The shortlisted novels:

·         The Dog, Joseph O'Neill's tale of a New York lawyer living in solitude among Dubai’s super-rich

·         Man at the Helm, Nina Stibbe's comic debut about a divorced mother who moves her three young children to rural Leicestershire in the seventies

·         Fatty O'Leary's Dinner Party, Alexander McCall Smith's book about a married couple who travel to Ireland for a birthday celebration

·         How to Build a Girl, Caitlin Moran's bildungsroman about a teenage girl growing up in nineties Wolverhampton

·         Losing It, Helen Lederer's debut about a divorced TV personality fronting a campaign for a new diet pill

·         A Decent Ride, Irvine Welsh's 10th novel, which revisits characters from his 2001 novel Glue

Gutter Bookshop launches

A number of launches are taking place this month at the Gutter Bookshop in Temple Bar. This year's Hennessy First Fiction winner, Henrietta McKervey, launches her debut novel What Becomes of Us on Thursday, April 2nd from 6.30pm. Senator Ivana Bacik will give the introduction on the night. The novel tells the Cumann na mBan story of 1916 from the perspective of a journalist working in sixties Ireland. To Hell or Monto is the intriguing sounding title of Maurice Curtis's new book, which launches on Wednesday, April 8th from 6.30pm. The book explores a time when the two most notorious red-light districts in Europe could be found on the streets of Dublin.
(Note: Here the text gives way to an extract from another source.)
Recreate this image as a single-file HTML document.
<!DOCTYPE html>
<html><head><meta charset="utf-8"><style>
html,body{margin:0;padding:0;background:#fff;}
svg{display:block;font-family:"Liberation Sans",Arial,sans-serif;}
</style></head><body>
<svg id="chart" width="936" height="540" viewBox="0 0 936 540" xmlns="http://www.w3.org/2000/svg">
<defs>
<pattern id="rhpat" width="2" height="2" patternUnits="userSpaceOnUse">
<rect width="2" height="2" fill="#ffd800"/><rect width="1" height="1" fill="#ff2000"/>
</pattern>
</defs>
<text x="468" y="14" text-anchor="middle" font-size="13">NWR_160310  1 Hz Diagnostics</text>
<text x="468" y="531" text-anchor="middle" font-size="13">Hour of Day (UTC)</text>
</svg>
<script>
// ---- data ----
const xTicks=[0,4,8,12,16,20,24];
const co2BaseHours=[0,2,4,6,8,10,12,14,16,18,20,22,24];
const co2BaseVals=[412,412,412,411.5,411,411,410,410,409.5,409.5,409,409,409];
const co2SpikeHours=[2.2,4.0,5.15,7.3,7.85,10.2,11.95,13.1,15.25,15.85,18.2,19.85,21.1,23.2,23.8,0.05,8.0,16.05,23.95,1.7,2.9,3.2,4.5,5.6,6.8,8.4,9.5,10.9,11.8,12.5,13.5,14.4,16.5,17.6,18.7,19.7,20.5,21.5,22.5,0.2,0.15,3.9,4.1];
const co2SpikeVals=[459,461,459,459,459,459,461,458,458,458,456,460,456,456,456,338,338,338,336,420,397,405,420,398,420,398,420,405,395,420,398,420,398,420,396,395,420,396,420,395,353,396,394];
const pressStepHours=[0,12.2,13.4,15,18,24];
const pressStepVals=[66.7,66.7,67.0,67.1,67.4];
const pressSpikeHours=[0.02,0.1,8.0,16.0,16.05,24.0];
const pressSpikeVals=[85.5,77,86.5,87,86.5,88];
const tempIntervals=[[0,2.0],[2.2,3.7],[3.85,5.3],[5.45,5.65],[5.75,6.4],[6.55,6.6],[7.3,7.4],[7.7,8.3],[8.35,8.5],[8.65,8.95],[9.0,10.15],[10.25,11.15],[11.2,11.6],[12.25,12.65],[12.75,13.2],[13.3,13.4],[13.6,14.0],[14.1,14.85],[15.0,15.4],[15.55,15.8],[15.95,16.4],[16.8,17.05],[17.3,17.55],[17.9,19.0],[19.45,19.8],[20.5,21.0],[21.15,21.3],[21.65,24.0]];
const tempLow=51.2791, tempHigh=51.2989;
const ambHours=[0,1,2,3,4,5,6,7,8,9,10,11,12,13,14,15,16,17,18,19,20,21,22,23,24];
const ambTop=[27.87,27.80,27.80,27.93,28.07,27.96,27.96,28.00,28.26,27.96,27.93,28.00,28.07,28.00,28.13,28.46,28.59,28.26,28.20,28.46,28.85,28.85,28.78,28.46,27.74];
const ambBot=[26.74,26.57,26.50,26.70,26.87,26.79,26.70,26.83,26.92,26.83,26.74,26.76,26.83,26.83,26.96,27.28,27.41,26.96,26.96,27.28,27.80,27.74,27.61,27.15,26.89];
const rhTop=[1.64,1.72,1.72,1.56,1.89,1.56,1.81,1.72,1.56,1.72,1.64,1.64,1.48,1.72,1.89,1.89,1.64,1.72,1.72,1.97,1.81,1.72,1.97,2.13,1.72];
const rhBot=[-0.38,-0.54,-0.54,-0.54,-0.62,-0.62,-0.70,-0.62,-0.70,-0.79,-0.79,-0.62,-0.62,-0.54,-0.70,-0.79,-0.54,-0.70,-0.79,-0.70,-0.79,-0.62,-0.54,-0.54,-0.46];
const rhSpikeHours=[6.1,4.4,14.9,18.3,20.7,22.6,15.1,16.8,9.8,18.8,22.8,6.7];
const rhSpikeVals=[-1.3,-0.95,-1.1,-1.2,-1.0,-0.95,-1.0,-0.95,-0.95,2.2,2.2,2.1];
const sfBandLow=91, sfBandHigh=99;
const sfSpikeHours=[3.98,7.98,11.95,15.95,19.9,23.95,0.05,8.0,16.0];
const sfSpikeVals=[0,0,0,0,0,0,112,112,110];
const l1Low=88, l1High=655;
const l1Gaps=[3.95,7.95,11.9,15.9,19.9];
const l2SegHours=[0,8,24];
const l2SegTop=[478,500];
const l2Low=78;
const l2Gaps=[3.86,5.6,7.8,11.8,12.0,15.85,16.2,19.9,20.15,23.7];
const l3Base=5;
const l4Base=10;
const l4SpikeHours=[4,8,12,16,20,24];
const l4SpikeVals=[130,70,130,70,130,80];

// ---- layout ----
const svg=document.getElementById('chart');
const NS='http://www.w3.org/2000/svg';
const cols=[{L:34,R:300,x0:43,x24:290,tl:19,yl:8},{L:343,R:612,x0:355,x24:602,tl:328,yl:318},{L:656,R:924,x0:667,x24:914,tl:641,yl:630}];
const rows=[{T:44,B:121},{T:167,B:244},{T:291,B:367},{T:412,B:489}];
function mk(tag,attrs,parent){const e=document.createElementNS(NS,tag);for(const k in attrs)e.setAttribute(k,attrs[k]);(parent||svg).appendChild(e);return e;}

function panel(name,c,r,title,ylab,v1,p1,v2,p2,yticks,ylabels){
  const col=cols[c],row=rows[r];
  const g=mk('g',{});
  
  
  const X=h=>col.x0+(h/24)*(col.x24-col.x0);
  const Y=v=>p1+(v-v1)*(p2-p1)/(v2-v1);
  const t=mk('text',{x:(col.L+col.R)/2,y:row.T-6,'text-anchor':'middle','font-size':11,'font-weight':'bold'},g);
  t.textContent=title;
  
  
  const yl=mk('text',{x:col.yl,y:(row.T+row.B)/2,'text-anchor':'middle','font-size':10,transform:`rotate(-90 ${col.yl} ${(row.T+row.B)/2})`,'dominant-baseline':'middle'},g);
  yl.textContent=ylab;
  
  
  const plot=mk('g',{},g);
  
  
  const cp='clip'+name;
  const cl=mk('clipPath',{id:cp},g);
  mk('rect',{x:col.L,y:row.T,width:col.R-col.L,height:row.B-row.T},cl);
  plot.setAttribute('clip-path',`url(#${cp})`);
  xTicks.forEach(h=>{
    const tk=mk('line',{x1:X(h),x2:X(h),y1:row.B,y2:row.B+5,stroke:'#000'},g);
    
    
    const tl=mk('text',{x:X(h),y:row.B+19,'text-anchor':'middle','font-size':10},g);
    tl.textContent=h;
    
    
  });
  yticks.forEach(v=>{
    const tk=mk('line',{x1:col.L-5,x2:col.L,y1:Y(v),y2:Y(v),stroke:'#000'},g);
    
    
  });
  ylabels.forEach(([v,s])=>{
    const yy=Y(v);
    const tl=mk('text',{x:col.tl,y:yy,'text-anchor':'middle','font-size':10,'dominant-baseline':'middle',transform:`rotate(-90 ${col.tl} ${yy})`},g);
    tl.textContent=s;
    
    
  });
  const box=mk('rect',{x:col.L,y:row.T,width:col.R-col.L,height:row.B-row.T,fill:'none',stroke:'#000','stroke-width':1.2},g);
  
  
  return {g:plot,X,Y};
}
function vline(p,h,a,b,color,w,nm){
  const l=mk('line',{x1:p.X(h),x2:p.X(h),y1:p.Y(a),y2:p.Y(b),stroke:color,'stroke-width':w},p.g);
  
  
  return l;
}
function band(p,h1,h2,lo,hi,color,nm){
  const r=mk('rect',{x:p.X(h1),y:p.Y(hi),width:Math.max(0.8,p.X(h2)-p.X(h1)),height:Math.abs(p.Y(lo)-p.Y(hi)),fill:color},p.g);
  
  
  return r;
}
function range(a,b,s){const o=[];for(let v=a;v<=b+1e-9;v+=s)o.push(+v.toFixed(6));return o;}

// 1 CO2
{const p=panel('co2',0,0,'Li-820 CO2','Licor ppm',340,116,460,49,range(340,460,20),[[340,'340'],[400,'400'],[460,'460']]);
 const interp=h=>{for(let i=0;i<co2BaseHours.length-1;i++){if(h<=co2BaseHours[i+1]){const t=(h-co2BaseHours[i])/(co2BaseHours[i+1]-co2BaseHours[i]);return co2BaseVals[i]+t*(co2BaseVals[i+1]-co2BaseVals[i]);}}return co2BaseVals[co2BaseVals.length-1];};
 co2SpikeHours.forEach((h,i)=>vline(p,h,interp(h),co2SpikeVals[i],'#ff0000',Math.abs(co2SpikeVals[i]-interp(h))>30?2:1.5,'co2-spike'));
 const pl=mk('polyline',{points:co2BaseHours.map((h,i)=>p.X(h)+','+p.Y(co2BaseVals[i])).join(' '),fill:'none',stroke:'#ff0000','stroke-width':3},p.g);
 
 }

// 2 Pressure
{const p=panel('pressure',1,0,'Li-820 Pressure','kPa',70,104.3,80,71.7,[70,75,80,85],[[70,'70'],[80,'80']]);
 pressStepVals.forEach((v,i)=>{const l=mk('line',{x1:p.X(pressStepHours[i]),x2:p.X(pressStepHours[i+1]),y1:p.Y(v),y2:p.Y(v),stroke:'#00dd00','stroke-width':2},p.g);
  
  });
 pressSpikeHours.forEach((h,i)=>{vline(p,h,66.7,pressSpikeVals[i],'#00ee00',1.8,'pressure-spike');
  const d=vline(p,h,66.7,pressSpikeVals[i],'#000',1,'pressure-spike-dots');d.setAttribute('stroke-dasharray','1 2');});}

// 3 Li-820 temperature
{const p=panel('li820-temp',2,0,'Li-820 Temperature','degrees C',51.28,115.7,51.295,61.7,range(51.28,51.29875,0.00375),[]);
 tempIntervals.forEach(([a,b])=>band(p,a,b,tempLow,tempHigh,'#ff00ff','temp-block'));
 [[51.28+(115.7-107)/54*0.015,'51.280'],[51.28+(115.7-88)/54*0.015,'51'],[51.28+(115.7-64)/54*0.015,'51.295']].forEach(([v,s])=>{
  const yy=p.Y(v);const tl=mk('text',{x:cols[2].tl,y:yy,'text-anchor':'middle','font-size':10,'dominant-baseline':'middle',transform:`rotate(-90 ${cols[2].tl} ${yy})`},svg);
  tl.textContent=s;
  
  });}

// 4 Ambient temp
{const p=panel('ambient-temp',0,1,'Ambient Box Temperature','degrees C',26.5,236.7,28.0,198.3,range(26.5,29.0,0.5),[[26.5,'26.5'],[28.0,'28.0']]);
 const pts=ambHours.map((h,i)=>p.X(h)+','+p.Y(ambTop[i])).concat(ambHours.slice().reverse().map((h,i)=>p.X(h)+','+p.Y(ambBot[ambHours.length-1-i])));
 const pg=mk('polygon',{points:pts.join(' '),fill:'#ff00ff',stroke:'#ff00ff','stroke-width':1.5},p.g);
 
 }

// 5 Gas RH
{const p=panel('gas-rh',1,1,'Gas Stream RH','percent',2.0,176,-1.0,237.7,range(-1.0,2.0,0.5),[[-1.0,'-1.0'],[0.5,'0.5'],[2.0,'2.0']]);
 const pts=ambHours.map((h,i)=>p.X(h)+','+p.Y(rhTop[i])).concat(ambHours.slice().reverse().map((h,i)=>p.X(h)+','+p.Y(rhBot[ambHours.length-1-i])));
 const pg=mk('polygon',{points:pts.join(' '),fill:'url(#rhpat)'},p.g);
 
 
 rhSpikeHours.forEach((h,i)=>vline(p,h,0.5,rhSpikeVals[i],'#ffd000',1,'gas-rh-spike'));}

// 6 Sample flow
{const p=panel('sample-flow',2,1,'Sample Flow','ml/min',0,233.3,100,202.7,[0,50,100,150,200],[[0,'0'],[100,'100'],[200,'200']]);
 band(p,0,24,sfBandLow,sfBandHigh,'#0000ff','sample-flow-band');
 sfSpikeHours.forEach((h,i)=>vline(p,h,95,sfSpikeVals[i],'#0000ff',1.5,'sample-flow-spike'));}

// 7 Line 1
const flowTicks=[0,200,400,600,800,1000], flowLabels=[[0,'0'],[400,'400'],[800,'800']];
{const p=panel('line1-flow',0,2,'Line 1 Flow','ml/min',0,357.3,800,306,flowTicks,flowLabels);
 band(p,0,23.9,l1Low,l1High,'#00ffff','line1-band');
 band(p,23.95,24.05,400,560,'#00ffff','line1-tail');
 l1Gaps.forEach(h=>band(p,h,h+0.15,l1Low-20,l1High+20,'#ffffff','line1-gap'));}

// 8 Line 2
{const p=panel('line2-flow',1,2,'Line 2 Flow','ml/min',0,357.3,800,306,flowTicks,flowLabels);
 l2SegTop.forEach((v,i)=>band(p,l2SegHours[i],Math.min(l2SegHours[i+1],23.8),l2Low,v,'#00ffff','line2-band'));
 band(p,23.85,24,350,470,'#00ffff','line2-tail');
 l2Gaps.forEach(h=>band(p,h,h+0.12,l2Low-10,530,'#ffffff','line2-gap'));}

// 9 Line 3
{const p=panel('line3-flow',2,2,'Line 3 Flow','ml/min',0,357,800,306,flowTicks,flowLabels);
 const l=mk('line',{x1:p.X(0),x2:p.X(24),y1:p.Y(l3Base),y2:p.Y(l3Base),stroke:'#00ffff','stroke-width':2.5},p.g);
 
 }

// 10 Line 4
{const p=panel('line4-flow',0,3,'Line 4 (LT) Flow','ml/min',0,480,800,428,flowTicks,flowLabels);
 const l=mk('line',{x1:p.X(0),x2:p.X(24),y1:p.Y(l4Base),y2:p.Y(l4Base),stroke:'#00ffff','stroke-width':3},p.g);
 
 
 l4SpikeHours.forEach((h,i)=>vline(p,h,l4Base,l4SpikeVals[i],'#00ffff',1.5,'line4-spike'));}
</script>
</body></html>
Musician Gar Cox will launch his aptly titled EP, Support Your Local Bookshop, from 6.30pm on Friday, April 10th, with a launch in Gutter Dalkey on the same evening for Rachael Weiss's memoir The Things About Prague.

Robin Robertson at UCC

The spring literary series continues at University College Cork with a reading by the Scottish poet Robin Robertson on Thursday, April 9th. Robertson has published five collections of poetry and is a noted interpreter of the work of Swedish Nobel Laureate Tomas Tranströmer. Two of his volumes, A Painted Field (1997) and Swithering (2006), have won the Forward Prize. Hill of Doors (2013) was shortlisted for the Costa Book Award. In 2004, he received the EM Forster Award from the American Academy of Arts and Letters and was jointly award the Petrarch Prize in 2013. Robertson's selected poems, Sailing the Forest, has just been published. The poet is also a publishing editor at Jonathan Cape and has edited the work of many writers, including John Banville, Seamus Heaney, Michael Longley, Sharon Olds, JM Coetzee and Anne Enright. The event takes place at 6pm in the Learning Zone, UCC Library. Admission is free and all are welcome.
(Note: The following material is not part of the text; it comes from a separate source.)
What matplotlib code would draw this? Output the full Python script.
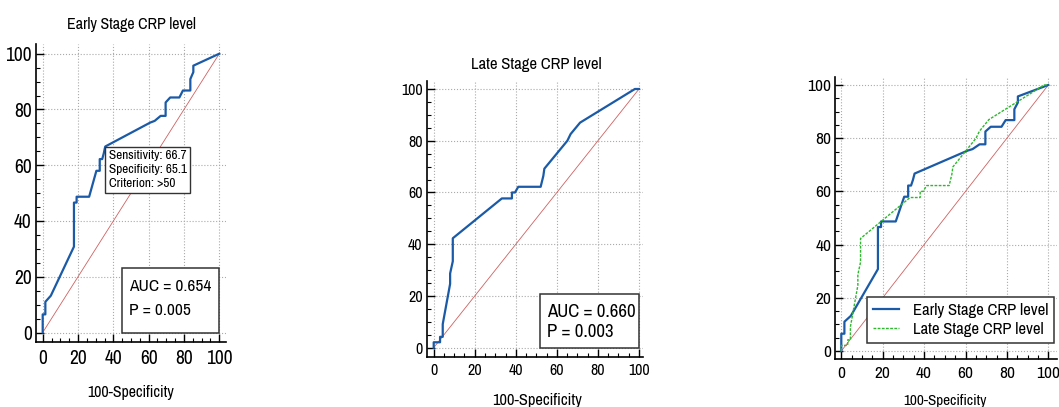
"""ROC curves for early and late stage CRP level."""

import matplotlib

matplotlib.use("Agg")

import matplotlib.pyplot as plt
from matplotlib import font_manager
from matplotlib.patches import Rectangle
from matplotlib.ticker import MultipleLocator

# narrow grotesque font, first one that is installed
installed = {f.name for f in font_manager.fontManager.ttflist}
candidates = ["Liberation Sans Narrow", "Arial Narrow", "Archivo Narrow",
              "PT Sans Narrow", "Roboto Condensed", "Liberation Sans"]
FONT = next((c for c in candidates if c in installed), "DejaVu Sans")
plt.rcParams["font.family"] = [FONT, "DejaVu Sans"]

# ROC points (100-Specificity, Sensitivity)
early_fpr = [0, 0, 1.5, 1.5, 4.6, 17.7, 17.7, 19.2, 19.2, 26.3, 30.4, 32.3,
             32.3, 33.7, 34.6, 35.4, 60.9, 63.4, 66.8, 69.6, 69.6, 72.2,
             77.4, 79.4, 83.6, 83.6, 85.3, 85.3, 100]
early_tpr = [0, 6.5, 6.5, 11.0, 13.2, 30.8, 46.6, 46.6, 48.7, 48.7, 58.0,
             58.0, 62.2, 62.2, 64.3, 66.7, 75.3, 75.9, 77.7, 77.7, 82.5,
             84.3, 84.3, 86.8, 86.8, 90.9, 93.4, 95.7, 100]

late_fpr = [0, 0, 3.1, 3.1, 4.4, 4.4, 8.0, 8.0, 9.3, 9.3, 33.2, 38.1, 38.1,
            39.6, 41.2, 52.1, 53.4, 53.9, 65.1, 66.7, 71.3, 98, 100]
late_tpr = [0, 2.1, 2.1, 4.2, 4.2, 9.1, 24.7, 28.7, 33.4, 42.3, 57.7, 57.7,
            60, 60, 62.2, 62.2, 66.4, 69.2, 80, 82.6, 87, 100, 100]

chance = [0, 100]

early_criterion = (35.4, 66.7)
early_stats = ["Sensitivity: 66.7", "Specificity: 65.1", "Criterion: >50"]
early_auc = "AUC = 0.654"
early_p = "P = 0.005"
late_auc = "AUC = 0.660"
late_p = "P = 0.003"

W, H = 1059, 407
BLUE = "#1a5aa6"
GREEN = "#2db82d"
RED = "#d06060"


def make_axes(fig, box, zero_x, hundred_x, zero_y, hundred_y, tick_size):
    left, right, top, bottom = box
    ax = fig.add_axes([left / W, 1 - bottom / H, (right - left) / W,
                       (bottom - top) / H])
    sx = (hundred_x - zero_x) / 100
    sy = (zero_y - hundred_y) / 100
    ax.set_xlim((left - zero_x) / sx, (right - zero_x) / sx)
    ax.set_ylim((zero_y - bottom) / sy, (zero_y - top) / sy)
    for side in ("top", "right"):
        ax.spines[side].set_visible(False)
    for side in ("left", "bottom"):
        ax.spines[side].set_linewidth(1.2)
    ax.xaxis.set_major_locator(MultipleLocator(20))
    ax.yaxis.set_major_locator(MultipleLocator(20))
    ax.xaxis.set_minor_locator(MultipleLocator(5))
    ax.yaxis.set_minor_locator(MultipleLocator(5))
    ax.tick_params(which="major", direction="in", length=6, width=1.0,
                   labelsize=tick_size)
    ax.tick_params(axis="x", which="major", pad=5)
    ax.tick_params(axis="y", which="major", pad=3)
    ax.tick_params(which="minor", direction="in", length=3, width=0.8)
    ax.grid(True, which="major", color="#aaaaaa", linestyle=":",
            linewidth=0.8)
    ax.set_axisbelow(True)
    ax.plot(chance, chance, color=RED, linewidth=0.6, zorder=2)
    return ax


def stat_box(ax, x0, x1, y1, lines, text_x, text_ys, size):
    ax.add_patch(Rectangle((x0, 0), x1 - x0, y1, facecolor="white",
                           edgecolor="#333333", linewidth=1.1, zorder=4))
    for text, y in zip(lines, text_ys):
        ax.text(text_x, y, text, fontsize=size, va="center", ha="left",
                zorder=5)


fig = plt.figure(figsize=(W / 100, H / 100), dpi=100)

# Early stage
ax1 = make_axes(fig, (36, 226, 44, 342), 42.7, 219.3, 332.5, 53.7, 14)
ax1.plot(early_fpr, early_tpr, color=BLUE, linewidth=1.6, zorder=3)
ax1.annotate("\n".join(early_stats), xy=early_criterion, xytext=(2.5, -2.5),
             textcoords="offset points", ha="left", va="top", fontsize=9.5,
             linespacing=1.35, zorder=6,
             bbox=dict(boxstyle="square,pad=0.25", facecolor="white",
                       edgecolor="#333333", linewidth=1.0))
stat_box(ax1, 45, 100, 23, [early_auc, early_p], 49, [16.4, 7.8], 12.5)
fig.text(131 / W, 1 - 25 / H, "Early Stage CRP level", ha="center",
         va="center", fontsize=11.5)
fig.text(131 / W, 1 - 392 / H, "100-Specificity", ha="center", va="center",
         fontsize=11.5)

# Late stage
ax2 = make_axes(fig, (426.7, 643, 80.7, 356.5), 433.7, 639, 347.7, 89, 11.5)
ax2.plot(late_fpr, late_tpr, color=BLUE, linewidth=1.6, zorder=3)
stat_box(ax2, 52, 100, 20.6, [late_auc, late_p], 55.3, [13.9, 6.2], 13.5)
fig.text(536.7 / W, 1 - 65 / H, "Late Stage CRP level", ha="center",
         va="center", fontsize=12)
fig.text(536.7 / W, 1 - 400 / H, "100-Specificity", ha="center",
         va="center", fontsize=11.8)

# Both curves
ax3 = make_axes(fig, (835.3, 1057, 76.7, 359.3), 841.3, 1048.3, 351, 85,
                12.5)
ax3.plot(early_fpr, early_tpr, color=BLUE, linewidth=1.6, zorder=3,
         label="Early Stage CRP level")
ax3.plot(late_fpr, late_tpr, color=GREEN, linewidth=1.0, zorder=3,
         dashes=(2, 1), label="Late Stage CRP level")
leg = ax3.legend(loc="lower right", bbox_to_anchor=(1054 / W, 1 - 343 / H),
                 bbox_transform=fig.transFigure, borderaxespad=0,
                 fontsize=12, handlelength=1.6, fancybox=False,
                 framealpha=1, edgecolor="#333333", borderpad=0.35,
                 labelspacing=0.25)
leg.get_frame().set_linewidth(1.1)
fig.text(945 / W, 1 - 401 / H, "100-Specificity", ha="center", va="center",
         fontsize=11)

fig.savefig("out.png", dpi=100)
Catholic Literary Festival

Novelists David Lodge and Andrew O'Hagan, and the award-winning historian Lady Antonia Fraser, will be among the speakers debating faith, fiction and truth at the inaugural UK Catholic Literary Festival in June. Taking place on June 19th and 20th, the event has been organised to mark the 175th anniversary of the UK's weekly Catholic journal, The Tablet. Lodge and co will be joined at the Library of Birmingham by other high-profile speakers, Catholic and non-Catholic, from the literary, theological and historical worlds. Speakers such as Alison McLeod, Michele Forbes and Roy Foster will explore the influence of the Catholic imagination on literature, the arts and their own writings. Tickets and the full line-up are available online at http://www.birmingham-box.co.uk/season/tablet-175-festival.

Little Black Classics

A good week for UK publisher Penguin, with a new report charting impressive sales figures for its Little Black Classics series. Nielsen Bookscan's data for the week ending March 21st shows that Penguin has sold 281,818 Little Black Classics in the month since publication.  The 80 titles, costing 80p each, were published for Penguin's 80th anniversary on February 26th. The Communist Manifesto is the top seller, featuring in the Sunday Times bestseller list. As of this week, the one millionth copy in the overall series has been dispatched. The new website has received over 150,000 hits since launching, with 40 million impressions on the hashtags #Penguin80 and #LittleBlackClassics. Tesco will be stocking certain titles from this week.